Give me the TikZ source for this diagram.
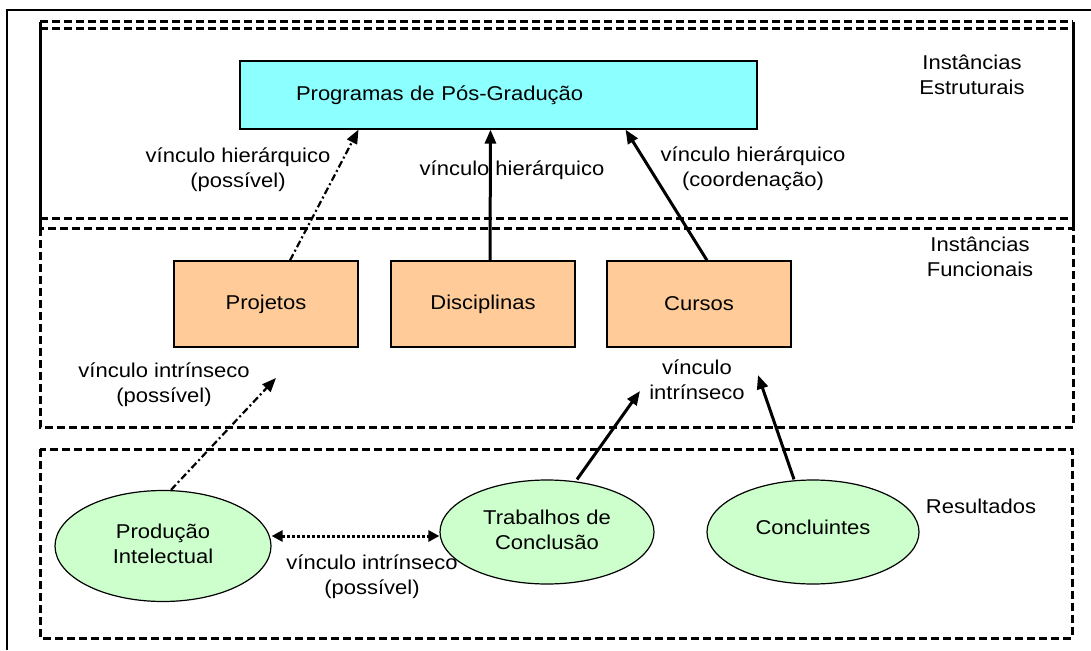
\documentclass[tikz,border=0pt]{standalone}
\usepackage{fontspec}
\setmainfont[FakeStretch=1.1]{Liberation Sans}
\usetikzlibrary{arrows.meta,shapes.geometric}
\definecolor{cyanfill}{RGB}{140,255,255}
\definecolor{orangefill}{RGB}{255,204,153}
\definecolor{greenfill}{RGB}{204,255,204}
\begin{document}
\begin{tikzpicture}[x=1pt,y=-1pt,
  font=\fontsize{20}{25}\selectfont,
  frame/.style={line width=3pt, dash pattern=on 8pt off 4pt},
  progbox/.style={draw, line width=1.2pt, fill=cyanfill, minimum height=68pt,
    text width=405pt, inner xsep=56pt, align=left},
  funcbox/.style={draw, line width=1.2pt, fill=orangefill, minimum width=184pt, minimum height=86pt},
  resnode/.style={draw, ellipse, line width=1.2pt, fill=greenfill, inner sep=0pt, align=center},
  lbl/.style={align=center, inner sep=0pt},
  solidarrow/.style={line width=3pt, -{Triangle[length=14pt,width=11pt]}},
  dasharrow/.style={line width=2.2pt, dash pattern=on 7pt off 3pt on 2pt off 3pt, -{Triangle[length=14pt,width=11pt]}},
  dotarrow/.style={line width=3pt, dash pattern=on 3pt off 2pt, {Triangle[length=11pt,width=11pt]}-{Triangle[length=11pt,width=11pt]}}
]
\useasboundingbox (0,0) rectangle (1091,650);
\fill[white] (0,0) rectangle (1091,650);
% outer frame
\draw[line width=2pt] (7,650) -- (7,10) -- (1091,10);
% structural layer
\draw[frame] (40,22) -- (1073,22);
\draw[frame] (40,29) -- (1073,29);
\draw[frame] (40,218) -- (1073,218);
\draw[line width=3pt] (40,22) -- (40,228);
\draw[line width=3pt] (1073,22) -- (1073,228);
% functional layer
\draw[frame] (40,228) rectangle (1073,427);
% results layer
\draw[frame] (40,449) rectangle (1072,638);

% nodes
\node[progbox] (prog) at (498.5,95) {Programas de Pós-Gradução};
\node[lbl] (estr) at (972,75) {Instâncias\\Estruturais};
\node[lbl] (func) at (980,257) {Instâncias\\Funcionais};
\node[lbl] (resl) at (981,506) {Resultados};

\node[funcbox] (proj) at (266,304) {Projetos};
\node[funcbox] (disc) at (483,304) {Disciplinas};
\node[funcbox] (curs) at (699,304) {Cursos};

\node[resnode, minimum width=216pt, minimum height=111pt] (prod) at (163,546) {\raisebox{-9pt}{\begin{tabular}{@{}c@{}}Produção\\Intelectual\end{tabular}}};
\node[resnode, minimum width=214pt, minimum height=104pt] (trab) at (547,532) {\raisebox{-5pt}{\begin{tabular}{@{}c@{}}Trabalhos de\\Conclusão\end{tabular}}};
\node[resnode, minimum width=212pt, minimum height=104pt] (conc) at (813,532) {\raisebox{9pt}{Concluintes}};

% labels
\node[lbl] (l1) at (238,170) {vínculo hierárquico\\(possível)};
\node[lbl] (l2) at (512,170) {vínculo hierárquico};
\node[lbl] (l3) at (753,169) {vínculo hierárquico\\(coordenação)};
\node[lbl] (l4) at (164,385) {vínculo intrínseco\\(possível)};
\node[lbl] (l5) at (697,380) {vínculo\\intrínseco};
\node[lbl] (l6) at (372,577) {vínculo intrínseco\\(possível)};

% free ends
\coordinate (t1) at (276,378);
\coordinate (t2) at (640,391);
\coordinate (t3) at (758,375);

% connectors
\draw[dasharrow] ([xshift=24pt]proj.north) -- ([xshift=-140pt]prog.south);
\draw[solidarrow] ([xshift=7pt]disc.north) -- ([xshift=-8pt]prog.south);
\draw[solidarrow] ([xshift=8pt]curs.north) -- ([xshift=127pt]prog.south);
\draw[dasharrow] ([xshift=8pt]prod.north) -- (t1);
\draw[solidarrow] ([xshift=30pt]trab.north) -- (t2);
\draw[solidarrow] ([xshift=-19pt]conc.north) -- (t3);
\draw[dotarrow] ([yshift=10pt]prod.east) -- ([yshift=-4pt]trab.west);
\end{tikzpicture}
\end{document}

= GOAL OF THE EXERCISE =
Only the lines from the top of the data through the line with "(resl) at (981,506)" should be quoted, exactly and with both ends kept; skip the pictures.

= FULL ANSWER =
Give me the TikZ source for this diagram.
\documentclass[tikz,border=0pt]{standalone}
\usepackage{fontspec}
\setmainfont[FakeStretch=1.1]{Liberation Sans}
\usetikzlibrary{arrows.meta,shapes.geometric}
\definecolor{cyanfill}{RGB}{140,255,255}
\definecolor{orangefill}{RGB}{255,204,153}
\definecolor{greenfill}{RGB}{204,255,204}
\begin{document}
\begin{tikzpicture}[x=1pt,y=-1pt,
  font=\fontsize{20}{25}\selectfont,
  frame/.style={line width=3pt, dash pattern=on 8pt off 4pt},
  progbox/.style={draw, line width=1.2pt, fill=cyanfill, minimum height=68pt,
    text width=405pt, inner xsep=56pt, align=left},
  funcbox/.style={draw, line width=1.2pt, fill=orangefill, minimum width=184pt, minimum height=86pt},
  resnode/.style={draw, ellipse, line width=1.2pt, fill=greenfill, inner sep=0pt, align=center},
  lbl/.style={align=center, inner sep=0pt},
  solidarrow/.style={line width=3pt, -{Triangle[length=14pt,width=11pt]}},
  dasharrow/.style={line width=2.2pt, dash pattern=on 7pt off 3pt on 2pt off 3pt, -{Triangle[length=14pt,width=11pt]}},
  dotarrow/.style={line width=3pt, dash pattern=on 3pt off 2pt, {Triangle[length=11pt,width=11pt]}-{Triangle[length=11pt,width=11pt]}}
]
\useasboundingbox (0,0) rectangle (1091,650);
\fill[white] (0,0) rectangle (1091,650);
% outer frame
\draw[line width=2pt] (7,650) -- (7,10) -- (1091,10);
% structural layer
\draw[frame] (40,22) -- (1073,22);
\draw[frame] (40,29) -- (1073,29);
\draw[frame] (40,218) -- (1073,218);
\draw[line width=3pt] (40,22) -- (40,228);
\draw[line width=3pt] (1073,22) -- (1073,228);
% functional layer
\draw[frame] (40,228) rectangle (1073,427);
% results layer
\draw[frame] (40,449) rectangle (1072,638);

% nodes
\node[progbox] (prog) at (498.5,95) {Programas de Pós-Gradução};
\node[lbl] (estr) at (972,75) {Instâncias\\Estruturais};
\node[lbl] (func) at (980,257) {Instâncias\\Funcionais};
\node[lbl] (resl) at (981,506) {Resultados};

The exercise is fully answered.